De surcroît, ce n’est pas seulement la Serbie qui fait face au problème albanais. Dans la région montagneuse d’Epire en Grèce, partagée entre cette dernière et l’Albanie, vit une minorité albanaise considérable. En répercussion de la création du parti politique « Alliance Rouge et Noire » en Albanie en 2012 qui prône l’intégration de tous les albanais au sein d’une même nation, pour la première fois dans leur histoire cette minorité s’est dotée d’une organisation promettant de défendre ses intérêts (connue en Grèce sous le nom Ερυθρόμαυρη Συμμαχία).
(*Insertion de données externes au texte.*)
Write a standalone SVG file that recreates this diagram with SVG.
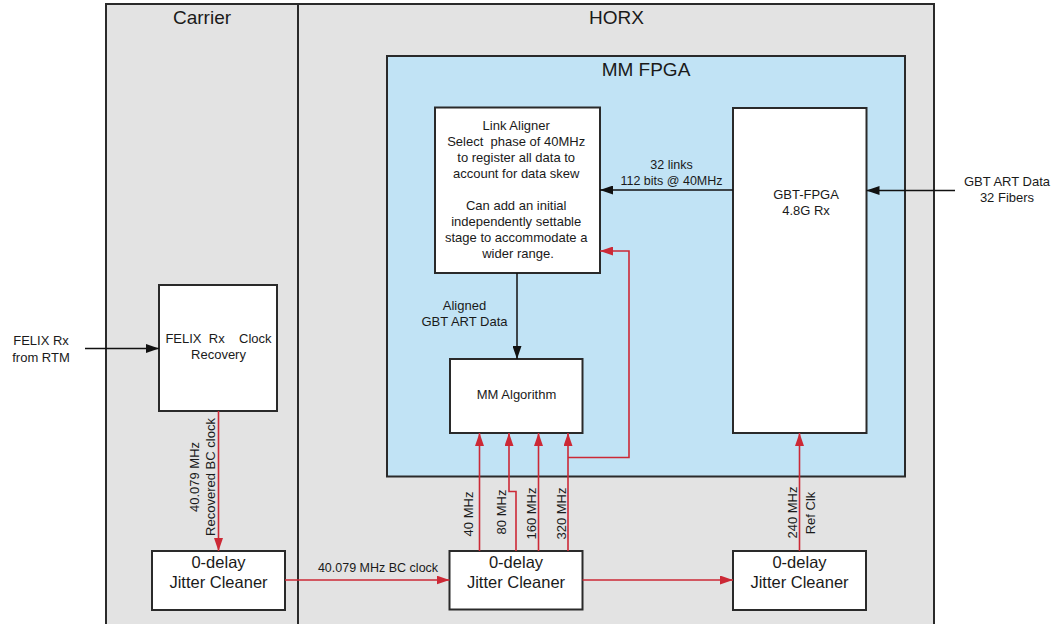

Ce qui exacerbe la situation dans cette région-là, c’est le fait que «Alliance Rouge et noire » soit considéré comme néo-nazie car il tient un discours proche du parti grec « Aube-Dorée » par l’intermédiaire de Theofanis Kaliviotis, (Θεοφάνης Καλυβιώτης), grec d’origine albanaise en tête du mouvement irrédentiste en Epire.
Finissons la liste des pays concernés par la Macédoine. Le nombre impressionnant de 500 000 albanais y vivant est d’autant plus considérable que la Macédoine ne compte que 2 millions d’habitants. Et nous avons pu être témoins de la force de cette population en 2014 qui avait organisé un meeting de protestation en défense des 6 albanais accusés d’avoir tué brutalement 5 macédoniens en 2012. Le slogan utilisé – « Skopje – le cœur de l’Albanie » renvoie à un autre datant de 2008 – « Kosovo – le cœur de l’Albanie ».
Pour conclure, bien qu’aucun parti politique albanais officiellement au pouvoir n’ait jamais évoqué la création d’une Grande Albanie, il ne faut pas négliger cette perspective. Il faudra donc en parler au lieu de prétendre que le peuple albanais ne désire pas son unification sous la mère patrie.